Give U.S. Sen. Mike Enzi of Wyoming a set of golden pilot's wings for recognizing the potentially catastrophic problem facing Wyoming's small airports and trying to do something about it.
Enzi has introduced a bill in Congress which would keep automatic federal funding cuts from kicking in at airports for failing to reach the 10,000-passenger mark last year.
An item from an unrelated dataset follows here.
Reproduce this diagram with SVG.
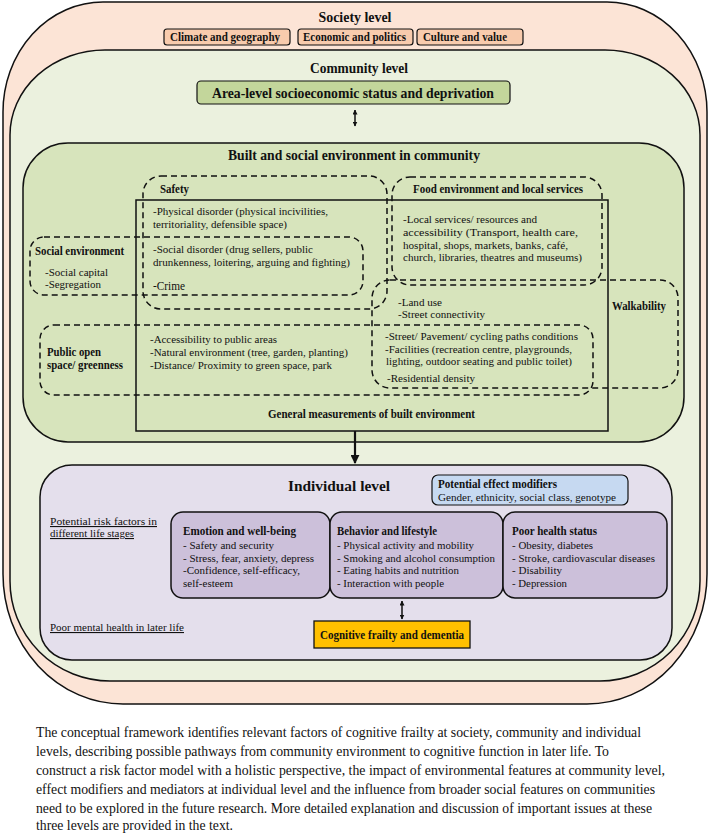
<svg xmlns="http://www.w3.org/2000/svg" width="710" height="835" viewBox="0 0 710 835">
<defs>
<style>
.h{font-family:"Liberation Serif","Times New Roman",serif;font-weight:bold;fill:#111}
.t{font-family:"Liberation Serif","Times New Roman",serif;fill:#111}
.u{text-decoration:underline}
.dash{fill:none;stroke:#111;stroke-width:1.5;stroke-dasharray:6 4}
.line{stroke:#111;stroke-width:1.5}
</style>
<marker id="ah" viewBox="0 0 10 10" refX="9" refY="5" markerWidth="5" markerHeight="5" orient="auto-start-reverse" markerUnits="userSpaceOnUse">
<path d="M0,0 L10,5 L0,10 Z" fill="#111"/>
</marker>
<marker id="ahb" viewBox="0 0 10 10" refX="9" refY="5" markerWidth="9" markerHeight="9" orient="auto" markerUnits="userSpaceOnUse">
<path d="M0,0 L10,5 L0,10 Z" fill="#111"/>
</marker>
</defs>
<rect width="710" height="835" fill="#ffffff"/>

<g id="society">
<path d="M103 2 H607 A100 110 0 0 1 707 112 V574 A120 130 0 0 1 587 704 H123 A120 130 0 0 1 3 574 V112 A100 110 0 0 1 103 2 Z" fill="#fce4d6" stroke="#111" stroke-width="1.5"/>
<text class="h" x="355" y="22" font-size="14" text-anchor="middle" textLength="73" lengthAdjust="spacingAndGlyphs">Society level</text>
</g>
<g id="climate">
<rect x="164" y="29" width="126" height="16" rx="3" fill="#f8cbad" stroke="#111" stroke-width="1.2"/>
<text class="h" x="170" y="41" font-size="12" textLength="110" lengthAdjust="spacingAndGlyphs">Climate and geography</text>
</g>
<g id="economic">
<rect x="298" y="29" width="115" height="16" rx="3" fill="#f8cbad" stroke="#111" stroke-width="1.2"/>
<text class="h" x="303" y="41" font-size="12" textLength="103" lengthAdjust="spacingAndGlyphs">Economic and politics</text>
</g>
<g id="culture">
<rect x="417" y="29" width="106" height="16" rx="3" fill="#f8cbad" stroke="#111" stroke-width="1.2"/>
<text class="h" x="423" y="41" font-size="12" textLength="84" lengthAdjust="spacingAndGlyphs">Culture and value</text>
</g>

<g id="community">
<path d="M105 50 H605 A95 85 0 0 1 700 135 V581 A100 100 0 0 1 600 681 H110 A100 100 0 0 1 10 581 V135 A95 85 0 0 1 105 50 Z" fill="#ebf1de" stroke="#111" stroke-width="1.5"/>
<text class="h" x="359" y="73" font-size="14" text-anchor="middle" textLength="98" lengthAdjust="spacingAndGlyphs">Community level</text>
</g>
<g id="area">
<rect x="197" y="81" width="313" height="23" rx="4" fill="#c3d69b" stroke="#111" stroke-width="1.2"/>
<text class="h" x="212" y="98" font-size="15" textLength="282" lengthAdjust="spacingAndGlyphs">Area-level socioeconomic status and deprivation</text>
</g>

<g id="built">
<rect x="23" y="143" width="661" height="299" rx="45" fill="#d7e4bc" stroke="#111" stroke-width="1.5"/>
<text class="h" x="228" y="160" font-size="14" textLength="252" lengthAdjust="spacingAndGlyphs">Built and social environment in community</text>
</g>

<g id="general">
<rect x="136" y="200" width="472" height="231" fill="none" stroke="#111" stroke-width="1.5"/>
<text class="h" x="268" y="418" font-size="12" textLength="207" lengthAdjust="spacingAndGlyphs">General measurements of built environment</text>
</g>

<g id="safety">
<rect class="dash" x="143" y="176" width="244" height="133" rx="18"/>
<text class="h" x="160" y="193" font-size="12" textLength="29" lengthAdjust="spacingAndGlyphs">Safety</text>
<text class="t" x="153" y="215" font-size="11" textLength="175" lengthAdjust="spacingAndGlyphs">-Physical disorder (physical incivilities,</text>
<text class="t" x="153" y="228" font-size="11" textLength="134" lengthAdjust="spacingAndGlyphs">territoriality, defensible space)</text>
<text class="t" x="153" y="253" font-size="11" textLength="160" lengthAdjust="spacingAndGlyphs">-Social disorder (drug sellers, public</text>
<text class="t" x="153" y="266" font-size="11" textLength="197" lengthAdjust="spacingAndGlyphs">drunkenness, loitering, arguing and fighting)</text>
<text class="t" x="153" y="290" font-size="13" textLength="32" lengthAdjust="spacingAndGlyphs">-Crime</text>
</g>

<g id="food">
<rect class="dash" x="392" y="177" width="210" height="108" rx="18"/>
<text class="h" x="413" y="193" font-size="12" textLength="170" lengthAdjust="spacingAndGlyphs">Food environment and local services</text>
<text class="t" x="403" y="223" font-size="11" textLength="134" lengthAdjust="spacingAndGlyphs">-Local services/ resources and</text>
<text class="t" x="403" y="236" font-size="11" textLength="175" lengthAdjust="spacingAndGlyphs">accessibility (Transport, health care,</text>
<text class="t" x="403" y="249" font-size="11" textLength="165" lengthAdjust="spacingAndGlyphs">hospital, shops, markets, banks, café,</text>
<text class="t" x="403" y="261" font-size="11" textLength="179" lengthAdjust="spacingAndGlyphs">church, libraries, theatres and museums)</text>
</g>

<g id="social">
<rect class="dash" x="30" y="237" width="333" height="58" rx="14"/>
<text class="h" x="35" y="255" font-size="12" textLength="89" lengthAdjust="spacingAndGlyphs">Social environment</text>
<text class="t" x="45" y="276" font-size="11" textLength="63" lengthAdjust="spacingAndGlyphs">-Social capital</text>
<text class="t" x="45" y="288" font-size="11" textLength="56" lengthAdjust="spacingAndGlyphs">-Segregation</text>
</g>

<g id="walkability">
<rect class="dash" x="372" y="280" width="306" height="108" rx="18"/>
<text class="h" x="612" y="310" font-size="12" textLength="54" lengthAdjust="spacingAndGlyphs">Walkability</text>
<text class="t" x="398" y="306" font-size="11" textLength="44" lengthAdjust="spacingAndGlyphs">-Land use</text>
<text class="t" x="398" y="318" font-size="11" textLength="87" lengthAdjust="spacingAndGlyphs">-Street connectivity</text>
</g>

<g id="openspace">
<rect class="dash" x="40" y="325" width="553" height="70" rx="14"/>
<text class="h" x="47" y="356" font-size="12" textLength="54" lengthAdjust="spacingAndGlyphs">Public open</text>
<text class="h" x="47" y="369" font-size="12" textLength="76" lengthAdjust="spacingAndGlyphs">space/ greenness</text>
<text class="t" x="150" y="343" font-size="11" textLength="127" lengthAdjust="spacingAndGlyphs">-Accessibility to public areas</text>
<text class="t" x="150" y="356" font-size="11" textLength="198" lengthAdjust="spacingAndGlyphs">-Natural environment (tree, garden, planting)</text>
<text class="t" x="150" y="369" font-size="11" textLength="182" lengthAdjust="spacingAndGlyphs">-Distance/ Proximity to green space, park</text>
<text class="t" x="385" y="340" font-size="11" textLength="193" lengthAdjust="spacingAndGlyphs">-Street/ Pavement/ cycling paths conditions</text>
<text class="t" x="385" y="353" font-size="11" textLength="187" lengthAdjust="spacingAndGlyphs">-Facilities (recreation centre, playgrounds,</text>
<text class="t" x="386" y="365" font-size="11" textLength="186" lengthAdjust="spacingAndGlyphs">lighting, outdoor seating and public toilet)</text>
<text class="t" x="387" y="382" font-size="11" textLength="88" lengthAdjust="spacingAndGlyphs">-Residential density</text>
</g>

<g id="individual">
<rect x="40" y="465" width="632" height="195" rx="32" fill="#e4dfec" stroke="#111" stroke-width="1.5"/>
<text class="h" x="288" y="491" font-size="15" textLength="102" lengthAdjust="spacingAndGlyphs">Individual level</text>
<text class="t u" x="50" y="525" font-size="11" textLength="107" lengthAdjust="spacingAndGlyphs">Potential risk factors in </text>
<text class="t u" x="50" y="537" font-size="11" textLength="84" lengthAdjust="spacingAndGlyphs">different life stages</text>
<text class="t u" x="50" y="631" font-size="11" textLength="134" lengthAdjust="spacingAndGlyphs">Poor mental health in later life</text>
</g>

<g id="modifiers">
<rect x="432" y="475" width="196" height="30" rx="6" fill="#c6d9f1" stroke="#111" stroke-width="1.2"/>
<text class="h" x="438" y="488" font-size="11.5" textLength="119" lengthAdjust="spacingAndGlyphs">Potential effect modifiers</text>
<text class="t" x="438" y="501" font-size="11" textLength="178" lengthAdjust="spacingAndGlyphs">Gender, ethnicity, social class, genotype</text>
</g>

<g id="emotion">
<rect x="171" y="512" width="159" height="86" rx="12" fill="#ccc0da" stroke="#111" stroke-width="1.5"/>
<text class="h" x="183" y="535" font-size="12" textLength="113" lengthAdjust="spacingAndGlyphs">Emotion and well-being</text>
<text class="t" x="183" y="549" font-size="11" textLength="91" lengthAdjust="spacingAndGlyphs">- Safety and security</text>
<text class="t" x="183" y="562" font-size="11" textLength="131" lengthAdjust="spacingAndGlyphs">- Stress, fear, anxiety, depress</text>
<text class="t" x="183" y="574" font-size="11" textLength="117" lengthAdjust="spacingAndGlyphs">-Confidence, self-efficacy,</text>
<text class="t" x="183" y="587" font-size="11" textLength="50" lengthAdjust="spacingAndGlyphs">self-esteem</text>
</g>

<g id="behavior">
<rect x="330" y="512" width="173" height="86" rx="12" fill="#ccc0da" stroke="#111" stroke-width="1.5"/>
<text class="h" x="337" y="535" font-size="12" textLength="100" lengthAdjust="spacingAndGlyphs">Behavior and lifestyle</text>
<text class="t" x="337" y="549" font-size="11" textLength="137" lengthAdjust="spacingAndGlyphs">- Physical activity and mobility</text>
<text class="t" x="337" y="562" font-size="11" textLength="158" lengthAdjust="spacingAndGlyphs">- Smoking and alcohol consumption</text>
<text class="t" x="337" y="574" font-size="11" textLength="122" lengthAdjust="spacingAndGlyphs">- Eating habits and nutrition</text>
<text class="t" x="337" y="587" font-size="11" textLength="107" lengthAdjust="spacingAndGlyphs">- Interaction with people</text>
</g>

<g id="health">
<rect x="503" y="512" width="164" height="86" rx="12" fill="#ccc0da" stroke="#111" stroke-width="1.5"/>
<text class="h" x="512" y="535" font-size="12" textLength="85" lengthAdjust="spacingAndGlyphs">Poor health status</text>
<text class="t" x="512" y="549" font-size="11" textLength="81" lengthAdjust="spacingAndGlyphs">- Obesity, diabetes</text>
<text class="t" x="512" y="562" font-size="11" textLength="143" lengthAdjust="spacingAndGlyphs">- Stroke, cardiovascular diseases</text>
<text class="t" x="512" y="574" font-size="11" textLength="50" lengthAdjust="spacingAndGlyphs">- Disability</text>
<text class="t" x="512" y="587" font-size="11" textLength="55" lengthAdjust="spacingAndGlyphs">- Depression</text>
</g>

<g id="cognitive">
<rect x="314" y="621" width="156" height="27" fill="#ffc000" stroke="#111" stroke-width="1.3"/>
<text class="h" x="392" y="639" font-size="12" text-anchor="middle" textLength="144" lengthAdjust="spacingAndGlyphs">Cognitive frailty and dementia</text>
</g>

<g id="connectors">
<line class="line" x1="355" y1="110" x2="355" y2="126" marker-start="url(#ah)" marker-end="url(#ah)"/>
<line x1="355" y1="431" x2="355" y2="463" stroke="#111" stroke-width="2.2" marker-end="url(#ahb)"/>
<line class="line" x1="402" y1="601" x2="402" y2="619" marker-start="url(#ah)" marker-end="url(#ah)"/>
</g>

<g id="caption">
<text class="t" x="36" y="737" font-size="14.5" textLength="605" lengthAdjust="spacingAndGlyphs">The conceptual framework identifies relevant factors of cognitive frailty at society, community and individual</text>
<text class="t" x="36" y="756" font-size="14.5" textLength="573" lengthAdjust="spacingAndGlyphs">levels, describing possible pathways from community environment to cognitive function in later life. To</text>
<text class="t" x="36" y="775" font-size="14.5" textLength="629" lengthAdjust="spacingAndGlyphs">construct a risk factor model with a holistic perspective, the impact of environmental features at community level,</text>
<text class="t" x="36" y="794" font-size="14.5" textLength="619" lengthAdjust="spacingAndGlyphs">effect modifiers and mediators at individual level and the influence from broader social features on communities</text>
<text class="t" x="36" y="813" font-size="14.5" textLength="616" lengthAdjust="spacingAndGlyphs">need to be explored in the future research. More detailed explanation and discussion of important issues at these</text>
<text class="t" x="36" y="830" font-size="14.5" textLength="197" lengthAdjust="spacingAndGlyphs">three levels are provided in the text.</text>
</g>
</svg>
Riverton Regional Airport, the only airport in Fremont County with airline service, is one such field. Just a couple of years ago, Riverton Regional Airport boarded more than 13,000 passengers. Then a new federal regulation changed the experience requirements for co-pilots on all airline flights with 10 passengers or more. It cut the Great Lakes Airlines pilot force by at least one third, and the small airline that counts on maximum efficiency to make ends meet suddenly could not staff its full flight schedule in compliance with federal regulations. Service was abandoned at some airports (Sheridan), other airports "fired" Great Lakes Airlines (Rock Springs), and the airports continuing to be served by the carrier saw a demoralizing erosion of service.
Last year, Riverton Regional Airport only boarded about half as many passengers as it had the year before, virtually all because of the pilot shortage created by the Federal Aviation Administration's ruling.
Enzi's bill is a sensible one. It permits the 2013 boarding figures for airports to be used as the qualification basis for the $1 million annual federal grant for small airports. This is important money for airports that often rely on it to make basic infrastructure improvements that benefit the air traveling public.
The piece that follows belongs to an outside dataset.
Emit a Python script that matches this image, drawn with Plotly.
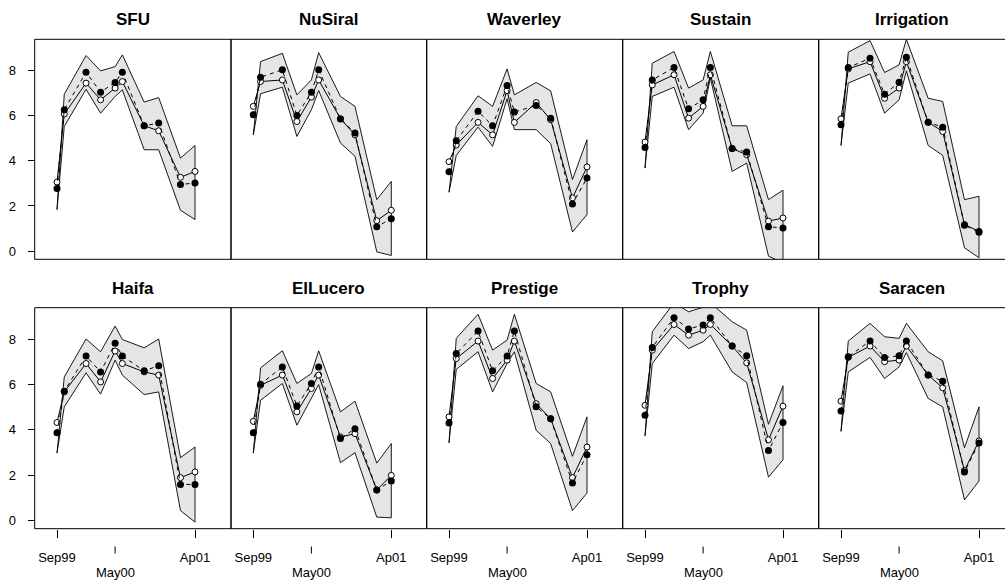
import plotly.graph_objects as go

# ---------------- data ----------------
sites = ["SFU", "NuSiral", "Waverley", "Sustain", "Irrigation",
         "Haifa", "ElLucero", "Prestige", "Trophy", "Saracen"]
# sampling dates as months after Sep 1999
months = [0, 1, 4, 6, 8, 9, 12, 14, 17, 19]
tick_vals = [0, 8, 19]
tick_text = ["Sep99", "May00", "Ap01"]
y_ticks = [0, 2, 4, 6, 8]

observed = [
    [2.77, 6.26, 7.92, 7.04, 7.47, 7.92, 5.55, 5.67, 2.95, 3.02],
    [6.04, 7.70, 8.03, 6.01, 7.04, 8.03, 5.85, 5.23, 1.08, 1.44],
    [3.52, 4.89, 6.19, 5.55, 7.33, 6.16, 6.45, 5.89, 2.09, 3.24],
    [4.59, 7.58, 8.13, 6.30, 6.70, 8.13, 4.54, 4.39, 1.08, 1.03],
    [5.60, 8.13, 8.54, 6.95, 7.48, 8.59, 5.71, 5.49, 1.15, 0.84],
    [3.87, 5.70, 7.25, 6.55, 7.81, 7.25, 6.60, 6.82, 1.59, 1.59],
    [3.87, 6.01, 6.77, 5.05, 6.04, 6.77, 3.61, 4.05, 1.35, 1.74],
    [4.30, 7.36, 8.35, 6.60, 7.25, 8.35, 5.01, 4.49, 1.65, 2.90],
    [4.64, 7.63, 8.94, 8.44, 8.62, 8.94, 7.69, 7.26, 3.09, 4.32],
    [4.83, 7.22, 7.91, 7.19, 7.26, 7.91, 6.41, 6.14, 2.14, 3.42],
]
fitted = [
    [3.06, 6.07, 7.44, 6.70, 7.22, 7.51, 5.55, 5.33, 3.27, 3.53],
    [6.41, 7.51, 7.58, 5.74, 6.82, 7.58, 5.86, 5.15, 1.35, 1.81],
    [3.96, 4.70, 5.70, 5.15, 7.11, 5.70, 6.58, 5.82, 2.36, 3.73],
    [4.83, 7.36, 7.81, 5.89, 6.41, 7.81, 4.54, 4.27, 1.33, 1.47],
    [5.86, 8.07, 8.39, 6.77, 7.22, 8.39, 5.71, 5.30, 1.18, 0.88],
    [4.32, 5.67, 6.92, 6.11, 7.47, 6.92, 6.55, 6.41, 1.89, 2.14],
    [4.37, 5.96, 6.41, 4.79, 5.82, 6.41, 3.68, 3.83, 1.35, 1.99],
    [4.57, 7.14, 7.91, 6.26, 7.07, 7.91, 5.15, 4.49, 1.89, 3.24],
    [5.08, 7.51, 8.64, 8.17, 8.39, 8.64, 7.69, 6.95, 3.56, 5.04],
    [5.26, 7.19, 7.69, 7.00, 7.07, 7.69, 6.41, 5.85, 2.21, 3.51],
]
upper = [
    [1.84, 6.95, 8.66, 7.98, 8.17, 8.69, 6.60, 6.80, 4.12, 4.68],
    [5.15, 8.39, 8.76, 6.92, 7.58, 8.79, 6.85, 6.41, 2.28, 3.09],
    [2.61, 5.52, 6.88, 6.41, 8.07, 6.92, 7.47, 7.10, 3.17, 4.93],
    [3.68, 8.32, 8.84, 7.22, 7.58, 8.84, 5.55, 5.55, 2.28, 2.70],
    [4.68, 8.81, 9.32, 7.91, 8.25, 9.38, 6.77, 6.63, 2.28, 2.43],
    [2.97, 6.33, 8.00, 7.44, 8.57, 7.98, 7.61, 8.00, 2.77, 3.24],
    [2.97, 6.73, 7.48, 6.04, 6.48, 7.48, 4.79, 5.26, 2.53, 3.39],
    [3.42, 8.03, 9.09, 7.51, 7.95, 9.09, 6.04, 5.67, 2.83, 4.57],
    [3.73, 8.32, 9.60, 9.20, 9.40, 9.60, 8.76, 8.39, 4.24, 5.94],
    [3.93, 7.91, 8.69, 8.10, 8.03, 8.69, 7.44, 7.04, 3.21, 5.01],
]
lower = [
    [1.84, 5.52, 7.17, 6.11, 6.85, 7.14, 4.49, 4.49, 1.81, 1.40],
    [5.15, 6.97, 7.26, 5.08, 6.26, 7.11, 4.79, 4.20, -0.03, -0.19],
    [2.61, 4.24, 5.49, 4.64, 6.75, 5.38, 5.38, 4.76, 0.85, 1.62],
    [3.68, 6.85, 7.26, 5.38, 6.11, 7.66, 3.53, 3.90, -0.22, -0.52],
    [4.68, 7.44, 7.85, 6.11, 6.70, 7.98, 4.68, 4.24, 0.15, -0.29],
    [2.97, 5.01, 6.51, 5.57, 7.07, 6.41, 5.55, 5.67, 0.44, -0.07],
    [2.97, 5.30, 6.04, 4.20, 5.40, 5.99, 2.55, 2.99, 0.15, 0.12],
    [3.42, 6.66, 7.44, 5.67, 6.92, 7.44, 3.98, 3.39, 0.44, 1.21],
    [3.73, 6.92, 8.17, 7.58, 7.88, 8.17, 6.55, 6.08, 1.91, 2.68],
    [3.93, 6.55, 7.19, 6.26, 6.77, 7.40, 5.38, 5.01, 0.91, 1.74],
]

# ---------------- layout geometry (pixels) ----------------
W, H = 1005, 582
col_left = [34.7, 231.0, 426.7, 622.7, 818.7]
col_right = [231.0, 426.7, 622.7, 818.7, 1005.0]
row_top = [39.3, 307.7]
row_bot = [259.3, 528.7]
px_per_month = 7.263
first_offset = 22.3  # px from panel left edge to first sample
y_range = [-0.36, 9.38]

FONT = "Liberation Sans, Arial, sans-serif"
BAND = "#e5e5e5"

fig = go.Figure()
layout = dict(
    width=W, height=H,
    margin=dict(l=0, r=0, t=0, b=0),
    paper_bgcolor="white", plot_bgcolor="white",
    showlegend=False,
    font=dict(family=FONT, size=13, color="black"),
)
shapes = []
annotations = []

for i, site in enumerate(sites):
    r, c = divmod(i, 5)
    k = i + 1
    xa = "x" if k == 1 else f"x{k}"
    ya = "y" if k == 1 else f"y{k}"

    # band
    fig.add_trace(go.Scatter(
        x=months + months[::-1], y=upper[i] + lower[i][::-1],
        xaxis=xa, yaxis=ya, mode="lines", fill="toself",
        fillcolor=BAND, line=dict(color="black", width=0.9),
        hoverinfo="skip"))
    # fitted: open circles, solid line
    fig.add_trace(go.Scatter(
        x=months, y=fitted[i], xaxis=xa, yaxis=ya, mode="lines+markers",
        line=dict(color="black", width=1),
        marker=dict(symbol="circle", size=6, color="white",
                    line=dict(color="black", width=1))))
    # observed: filled dots, dashed line
    fig.add_trace(go.Scatter(
        x=months, y=observed[i], xaxis=xa, yaxis=ya, mode="lines+markers",
        line=dict(color="black", width=1, dash="4px,4px"),
        marker=dict(symbol="circle", size=7, color="black")))

    left, right = col_left[c], col_right[c]
    width_px = right - left
    x_lo = -first_offset / px_per_month
    x_hi = (width_px - first_offset) / px_per_month

    xaxis = dict(
        domain=[left / W, right / W], range=[x_lo, x_hi],
        anchor=ya, showgrid=False, zeroline=False,
        showline=False, fixedrange=True,
    )
    if r == 1:
        xaxis.update(tickmode="array", tickvals=[tick_vals[0], tick_vals[2]],
                     ticktext=[tick_text[0], tick_text[2]],
                     ticks="outside", ticklen=8, tickcolor="black",
                     tickwidth=1, ticklabelstandoff=9,
                     tickfont=dict(size=13, family=FONT))
    else:
        xaxis.update(showticklabels=False, ticks="")
    yaxis = dict(
        domain=[1 - row_bot[r] / H, 1 - row_top[r] / H], range=y_range,
        anchor=xa, showgrid=False, zeroline=False, showline=False,
        fixedrange=True,
    )
    if c == 0:
        yaxis.update(tickmode="array", tickvals=y_ticks,
                     ticks="outside", ticklen=6, tickcolor="black",
                     tickwidth=1, ticklabelstandoff=9,
                     tickfont=dict(size=13, family=FONT))
    else:
        yaxis.update(showticklabels=False, ticks="")
    layout["xaxis" if k == 1 else f"xaxis{k}"] = xaxis
    layout["yaxis" if k == 1 else f"yaxis{k}"] = yaxis

    # panel frame (last column runs off the right edge)
    x1 = 1.0 if c < 4 else 1.06
    shapes.append(dict(type="rect", xref=f"{xa} domain", yref=f"{ya} domain",
                       x0=0, x1=x1, y0=0, y1=1,
                       line=dict(color="black", width=1), layer="above"))

    # panel title
    annotations.append(dict(
        text=f"<b>{site}</b>", xref=f"{xa} domain", x=0.5, xanchor="center",
        yref="paper", y=1 - (row_top[r] - 19.5) / H, yanchor="middle",
        showarrow=False, font=dict(size=17, family=FONT)))

    if r == 1:
        # second-line axis mark for May00
        shapes.append(dict(type="line", xref=xa, yref="paper",
                           x0=tick_vals[1], x1=tick_vals[1],
                           y0=1 - 553.5 / H, y1=1 - 546.5 / H,
                           line=dict(color="black", width=1)))
        annotations.append(dict(
            text=tick_text[1], xref=xa, x=tick_vals[1], xanchor="center",
            yref="paper", y=1 - 572.5 / H, yanchor="middle",
            showarrow=False, font=dict(size=13, family=FONT)))

layout["shapes"] = shapes
layout["annotations"] = annotations
fig.update_layout(**layout)
fig.write_html("out.html",
               config={"displayModeBar": False},
               post_script="document.body.style.margin='0';"
                           "document.body.style.overflow='hidden';")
The bill also would permit the 2013 boarding figures to remain the qualifying standard for several years to come, buying time for the airports to work out new service solutions while, hoping against hope, that the FAA regulation which is causing this calamity might be re-examined and modified, or even repealed.

As Enzi and others familiar with the situation have pointed out, the rule change has nothing to do with Great Lakes Airlines, Wyoming, or, as a matter fact, the cockpit experience of co-pilots. It came about as a knee-jerk response to a plane crash in the state of New York some years ago. Both pilots in that crash were experienced at or beyond the level now required of small airlines everywhere.

Had a junior pilot with little seat time actually been to blame for the crash, then the justification for the new rule would be easier to swallow. As it is, however, Wyoming residents frustrated in the extreme by the service decline have more reason to dislike non-elected bureaucrats from federal agencies who hand out regulations with little thought to the real-life consequences.

It is unclear whether or when Enzi's bill might pass Congress. Legislators from big states with big airports don't care much about the problems of Riverton or Sheridan, or similar airports in other sparsely populated states out west. There simply aren't enough voters affected for them to worry about. But Enzi is an experienced and respected legislator, a committee chairman recognized universally as a pragmatic and sensible guy who doesn't sponsor legislation on a whim. With Republicans now in the majority in the Senate, this bill should be taken seriously.

If it could be passed, it would be a good stopgap while Wyoming figures out a longer-term solution. Riverton Regional Airport is hard at work on that, and having the million dollars in federal money still available will make it easier for us to attract a different airline for service here, or, possibly, to create a situation under which Great Lakes Airlines could continue to serve -- but more reliably.

All Fremont County ought to thank Sen. Mike Enzi for his recognition of and responsiveness to this problem. He has flown into too many Wyoming airports not to recognize the importance of air service to small cities where the nearest metro airport is six hours away. With effort now being made locally and nationally, we might stand a chance.